The order goes into effect 10 p.m. Saturday and will last until at least 5 a.m. Dec. 21. It applies to counties in the purple tier — or 41 of the state’s 58 counties. That includes all Bay Area counties except San Francisco, San Mateo and Marin.
“The virus is spreading at a pace we haven’t seen since the start of this pandemic and the next several days and weeks will be critical to stop the surge. We are sounding the alarm,” Newsom wrote in a news release. “It is crucial that we act to decrease transmission and slow hospitalizations before the death count surges. We’ve done it before and we must do it again.”
The idea is to reduce opportunities for disease transmission without completely shutting down the economy. Experts say activities taking place at night are more likely to be non-essential social gatherings, during which people may be more likely to become intoxicated — making them less likely to adhere to mask-wearing and other health guidelines.
Under the order, people from the same household are allowed to venture out together after 10 p.m. as long as they don’t interact with anyone else. The order does not apply to people without housing.
There is no mention in the order of how the curfew will be enforced.
Dr. John Swartzberg, clinical professor emeritus of infectious diseases and vaccinology at the UC Berkeley-UCSF Joint Medical Program, said he was “delighted” by Thursday’s curfew order.
“Because we need to be doing more aggressive things to take this on, to really change the direction that things are going,” he said. “Because they’re going very quickly in the wrong direction.”
Swartzberg would like to see the state go even further, even reverting back to the full stay-at-home order imposed in March. But the curfew is an important step, he said. For one thing, it sends a strong message to the public that the surge in cases must be taken seriously.
It’s unclear how the curfew will be enforced. But when broad shelter-in-place orders were issued on the county level in March, violations carried the potential consequence of a misdemeanor citation.
San Jose police Chief Eddie Garcia said he did not get any advance notice about Thursday’s curfew order, but added that his department’s approach will be similar to the initial shelter-in-place orders near the beginning of the pandemic.
That means a priority on educating violators about the orders before resorting to citations, and stopping short of making police stops solely because someone is outside in violation of the curfew.
“This isn’t too different from when we went to shelter-in-place, so my stance is not going to be any different,” Garcia said.
This isn’t the first time this year the Bay Area has been under a curfew order. Following two nights of chaotic protests in May, San Jose enacted an 8:30 p.m. curfew May 31. Over the course of the four-night-long curfew, officers arrested dozens of protesters and sometimes non-protesters for violating it. The move elicited criticism both from residents and activists who saw it as an infringement of their free-speech rights, and then from law enforcement after the Santa Clara County District Attorney’s Office and the city later announced it would not be charging any standalone curfew violators.

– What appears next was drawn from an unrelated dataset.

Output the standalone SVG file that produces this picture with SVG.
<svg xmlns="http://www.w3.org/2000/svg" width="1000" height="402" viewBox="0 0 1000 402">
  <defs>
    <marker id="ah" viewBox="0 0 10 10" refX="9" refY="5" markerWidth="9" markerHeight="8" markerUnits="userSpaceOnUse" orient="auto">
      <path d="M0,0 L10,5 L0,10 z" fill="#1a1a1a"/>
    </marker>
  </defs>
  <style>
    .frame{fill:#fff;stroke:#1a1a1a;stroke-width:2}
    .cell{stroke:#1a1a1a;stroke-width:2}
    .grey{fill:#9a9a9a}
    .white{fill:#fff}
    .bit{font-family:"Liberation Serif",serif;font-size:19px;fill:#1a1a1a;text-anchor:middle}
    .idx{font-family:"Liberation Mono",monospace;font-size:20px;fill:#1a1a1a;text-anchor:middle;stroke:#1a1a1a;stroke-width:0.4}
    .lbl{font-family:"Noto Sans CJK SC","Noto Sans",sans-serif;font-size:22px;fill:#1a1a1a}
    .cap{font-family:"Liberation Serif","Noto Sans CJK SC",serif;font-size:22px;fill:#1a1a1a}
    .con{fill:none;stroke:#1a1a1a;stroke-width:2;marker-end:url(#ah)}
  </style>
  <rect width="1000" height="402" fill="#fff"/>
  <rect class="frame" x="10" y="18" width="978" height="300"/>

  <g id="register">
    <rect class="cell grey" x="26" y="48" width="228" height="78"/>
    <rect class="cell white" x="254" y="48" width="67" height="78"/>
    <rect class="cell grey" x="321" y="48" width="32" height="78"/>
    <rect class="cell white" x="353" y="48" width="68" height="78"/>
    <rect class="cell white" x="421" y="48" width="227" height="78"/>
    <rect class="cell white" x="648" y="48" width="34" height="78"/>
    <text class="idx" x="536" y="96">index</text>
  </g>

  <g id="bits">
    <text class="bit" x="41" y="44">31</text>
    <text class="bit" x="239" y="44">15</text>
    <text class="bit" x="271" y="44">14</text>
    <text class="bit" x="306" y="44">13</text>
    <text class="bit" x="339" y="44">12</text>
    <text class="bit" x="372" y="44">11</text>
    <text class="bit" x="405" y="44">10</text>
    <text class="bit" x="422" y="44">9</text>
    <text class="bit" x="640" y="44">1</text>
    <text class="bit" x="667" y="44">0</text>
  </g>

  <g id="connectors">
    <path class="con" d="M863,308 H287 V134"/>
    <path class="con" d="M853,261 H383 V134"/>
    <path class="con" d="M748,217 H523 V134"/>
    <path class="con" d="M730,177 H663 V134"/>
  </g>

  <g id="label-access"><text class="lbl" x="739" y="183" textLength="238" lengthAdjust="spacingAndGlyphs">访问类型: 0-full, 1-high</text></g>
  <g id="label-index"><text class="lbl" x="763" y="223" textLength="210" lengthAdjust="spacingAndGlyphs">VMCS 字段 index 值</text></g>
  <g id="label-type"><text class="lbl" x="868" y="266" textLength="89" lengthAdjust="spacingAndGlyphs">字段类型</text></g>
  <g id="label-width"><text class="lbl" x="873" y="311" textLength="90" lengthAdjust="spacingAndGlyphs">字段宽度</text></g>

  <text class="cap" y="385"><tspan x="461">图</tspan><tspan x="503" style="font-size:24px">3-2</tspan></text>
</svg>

Garcia sought to distinguish Thursday’s curfew order from those issued in the Bay Area during protests over George Floyd’s killing in Minneapolis, asserting that those orders in late May and early June were meant to quell tangible crime concerns, namely violence and looting. But broadly, he remains wary of putting officers in the position of significantly increasing their volume of enforcement stops for curfew violations and potential negative or dangerous interactions with residents.
“I don’t want law enforcement to be holding the bag on this,” Garcia said. “Under no circumstances is a violation of this curfew going to be probable cause for detention.”

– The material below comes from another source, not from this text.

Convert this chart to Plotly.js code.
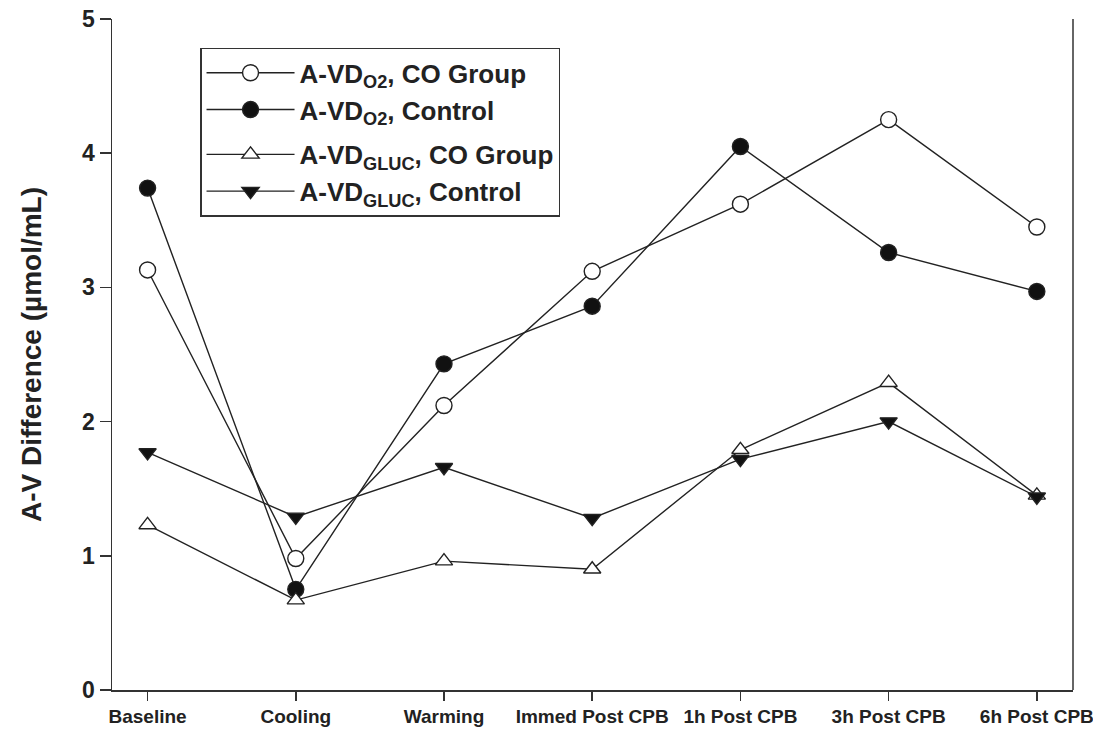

The curfew order comes as coronavirus cases are surging in California. The state reported more new infections in the past week than during any other seven-day period, and hospitalizations and deaths are increasing too. On Wednesday, county health departments around California combined to report 11,646 new cases and 107 new deaths, according to data compiled by this news organization — the highest single-day death toll since Oct. 21 and just the third time at least 10,000 cases have been recorded on three consecutive days.
Newsom took steps earlier this week to reduce the spread, moving most counties back to the purple, or most restrictive, tier in his reopening plan — forcing them to shutter restaurant dining rooms and other indoor businesses.
Newsom on Monday threatened to impose a curfew to help keep COVID-19 cases down, but didn’t provide further details at the time. Curfews of varying intensity and other restrictions have been imposed around the country in recent days as virus cases surge nationally. New York last week mandated businesses with liquor licenses close indoor and outdoor dining by 10 p.m., and New York City on Thursday suspended in-person classes for students.
El Paso, Texas imposed even stricter measures, requiring people to remain at home at night unless they’re required to travel for emergencies or essential services. Washington also imposed new restrictions throughout the state this week, including banning indoor social gatherings with people from multiple households unless participants quarantine beforehand. And Los Angeles County officials have threatened to impose a new stay-at-home order and a 10 p.m.-to-6 a.m. curfew.